The Venezuelans reportedly introduced military, civilians, an airstrip and other installations and structures. They even reportedly introduced a post office, school and military and police outposts.
Reports of the incursion galvanized strong responses from Guyanese politicians and street protests by the locals.
John recalled that at the Independence conference in 1966 it was still being debated how far Guyana’s boundary should go.
“The Venezuelan question is not a question of today,” John stated. “Looking at the current Venezuelan situation, the problems arising have long transcended domestic proportions and are international.”
MINISTER OF LOCAL GOVERNMENT 1969
When John was appointed as Minister of Local Government in 1969, his responsibilities included Municipalities, administration of the interior and administration of Amerindian affairs. It was also in 1969 that the first Amerindian conference was held.
“Amerindians came from as far as Konashen in the ‘Wai-Wai (community)’; and they were there in Parliament building for the conference,” he said. “I was there as Minister of Local Government.”

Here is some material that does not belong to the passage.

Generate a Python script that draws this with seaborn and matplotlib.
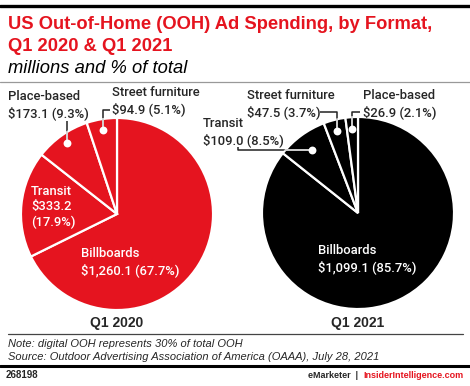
import numpy as np
import matplotlib.pyplot as plt
import seaborn as sns
from matplotlib.patches import Circle

sns.set_theme(style="white")
plt.rcParams['font.family'] = ['Liberation Sans', 'DejaVu Sans']

RED = "#e5141f"
W, H = 470, 386

formats_2020 = ["Billboards", "Transit", "Place-based", "Street furniture"]
spend_2020 = [1260.1, 333.2, 173.1, 94.9]
share_2020 = [67.7, 17.9, 9.3, 5.1]

formats_2021 = ["Billboards", "Transit", "Street furniture", "Place-based"]
spend_2021 = [1099.1, 109.0, 47.5, 26.9]
share_2021 = [85.7, 8.5, 3.7, 2.1]

fig = plt.figure(figsize=(W / 100, H / 100), dpi=100)
fig.patch.set_facecolor("white")


def draw_pie(cx, cy, r, values, color):
    ax = fig.add_axes([(cx - r) / W, (H - cy - r) / H, 2 * r / W, 2 * r / H])
    wedges, _ = ax.pie(values, colors=[color] * len(values), startangle=90,
                       counterclock=False, radius=1,
                       wedgeprops=dict(edgecolor="white", linewidth=1.6))
    ax.set_xlim(-1.01, 1.01)
    ax.set_ylim(-1.01, 1.01)
    ax.axis("off")
    return wedges


R = 97
C1 = (117, 214)
C2 = (358, 213)
w1 = draw_pie(*C1, R, spend_2020, RED)
w2 = draw_pie(*C2, R, spend_2021, "black")

# overlay in pixel coordinates for text and leaders
ov = fig.add_axes([0, 0, 1, 1])
ov.set_xlim(0, W)
ov.set_ylim(H, 0)
ov.axis("off")


def money(v, s):
    return f"${v:,.1f} ({s:.1f}%)"


def dot_pos(center, wedge, rf):
    a = np.deg2rad((wedge.theta1 + wedge.theta2) / 2)
    return center[0] + rf * R * np.cos(a), center[1] - rf * R * np.sin(a)


def leader(center, wedge, rf, path):
    x0, y0 = dot_pos(center, wedge, rf)
    xs, ys = [x0], [y0]
    for kind, val in path:
        if kind == "v":
            xs.append(xs[-1]); ys.append(val)
        else:
            xs.append(val); ys.append(ys[-1])
    ov.plot(xs, ys, color="#222222", lw=1.1, solid_capstyle="butt", zorder=3)
    inner, = ov.plot(xs, ys, color="white", lw=1.1, solid_capstyle="butt", zorder=4)
    clip = Circle(center, R, transform=ov.transData)
    inner.set_clip_path(clip)
    ov.scatter([x0], [y0], s=32, color="white", zorder=5, linewidths=0)


lab = dict(fontsize=9.4, family=["Roboto", "DejaVu Sans"], fontweight=500,
           va="baseline", linespacing=1.25)

# header
ov.plot([0, W], [6, 6], color="black", lw=2.4)
ov.text(8, 29, "US Out-of-Home (OOH) Ad Spending, by Format,", color=RED,
        fontsize=13.2, fontweight="bold", va="baseline")
ov.text(8, 51, "Q1 2020 & Q1 2021", color=RED, fontsize=13.2,
        fontweight="bold", va="baseline")
ov.text(8, 73, "millions and % of total", fontsize=13.2, style="italic",
        va="baseline", color="black")
ov.plot([0, W], [81.5, 81.5], color="#999999", lw=0.9)

# 2020 labels
i = {f: k for k, f in enumerate(formats_2020)}
k = i["Place-based"]
ov.text(8, 117, f"Place-based\n{money(spend_2020[k], share_2020[k])}", **lab)
leader(C1, w1[k], 0.9, [("v", 121)])
k = i["Street furniture"]
ov.text(112, 113, f"Street furniture\n{money(spend_2020[k], share_2020[k])}", **lab)
leader(C1, w1[k], 0.88, [("v", 110), ("h", 110)])
k = i["Transit"]
ov.text(31, 226, f"Transit\n${spend_2020[k]:,.1f}\n({share_2020[k]:.1f}%)",
        color="white", **lab)
k = i["Billboards"]
ov.text(81, 274, f"Billboards\n{money(spend_2020[k], share_2020[k])}",
        color="white", **lab)

# 2021 labels
i = {f: k for k, f in enumerate(formats_2021)}
k = i["Transit"]
ov.text(203, 144, f"Transit\n{money(spend_2021[k], share_2021[k])}", **lab)
leader(C2, w2[k], 0.81, [("h", 238), ("v", 147)])
k = i["Street furniture"]
ov.text(247, 116, f"Street furniture\n{money(spend_2021[k], share_2021[k])}", **lab)
leader(C2, w2[k], 0.87, [("v", 112), ("h", 320)])
k = i["Place-based"]
ov.text(363, 116, f"Place-based\n{money(spend_2021[k], share_2021[k])}", **lab)
leader(C2, w2[k], 0.87, [("v", 112), ("h", 360)])
k = i["Billboards"]
ov.text(318, 271, f"Billboards\n{money(spend_2021[k], share_2021[k])}",
        color="white", **lab)

# year captions
ov.text(C1[0], 327, "Q1 2020", fontsize=10, fontweight="bold", ha="center", va="baseline")
ov.text(C2[0], 327, "Q1 2021", fontsize=10, fontweight="bold", ha="center", va="baseline")

# footer
ov.plot([8, 463], [334, 334], color="#444444", lw=0.9)
ov.text(8, 347, "Note: digital OOH represents 30% of total OOH", fontsize=8,
        style="italic", va="baseline")
ov.text(8, 360, "Source: Outdoor Advertising Association of America (OAAA), July 28, 2021",
        fontsize=8, style="italic", va="baseline")
ov.plot([0, W], [366, 366], color="black", lw=2.2)
ov.text(6, 378, "268198", fontsize=7, fontweight="bold", va="baseline")
t_red = ov.text(463, 378, "InsiderIntelligence.com", fontsize=6.5, color=RED,
                fontweight="bold", ha="right", va="baseline")
ov.annotate("eMarketer  |  ", xy=(0, 0), xycoords=t_red, fontsize=6.5,
            fontweight="bold", ha="right", va="bottom")

fig.savefig("out.png", dpi=100)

He noted that while the Amerindians had their own form of democratic governance, by the nomination of Toshaos, they still had problems with mining and agriculture.
“The Amerindian is no longer a child of the forest. He is integrated into society. He has to go to University. He is entitled to the same education (as Indigenous people worldwide and coast-landers).”
In his capacity as a Government Minister, he has traveled extensively,. He also became Chairman of the World Peace through Law Centre in 1974. This organization, he related, devoted its efforts to worldwide conflict resolution through the law.
In addition, he was made the Secretary of the Association of Legal Practitioners in 1970.
The Cacique Crown of Honour, C.C.H. was conferred upon him by President David Granger on October 6th, 2015. And today, Kaieteur News confers its ‘special person’ status on one of Guyana’s more enduring personalities and nation builders.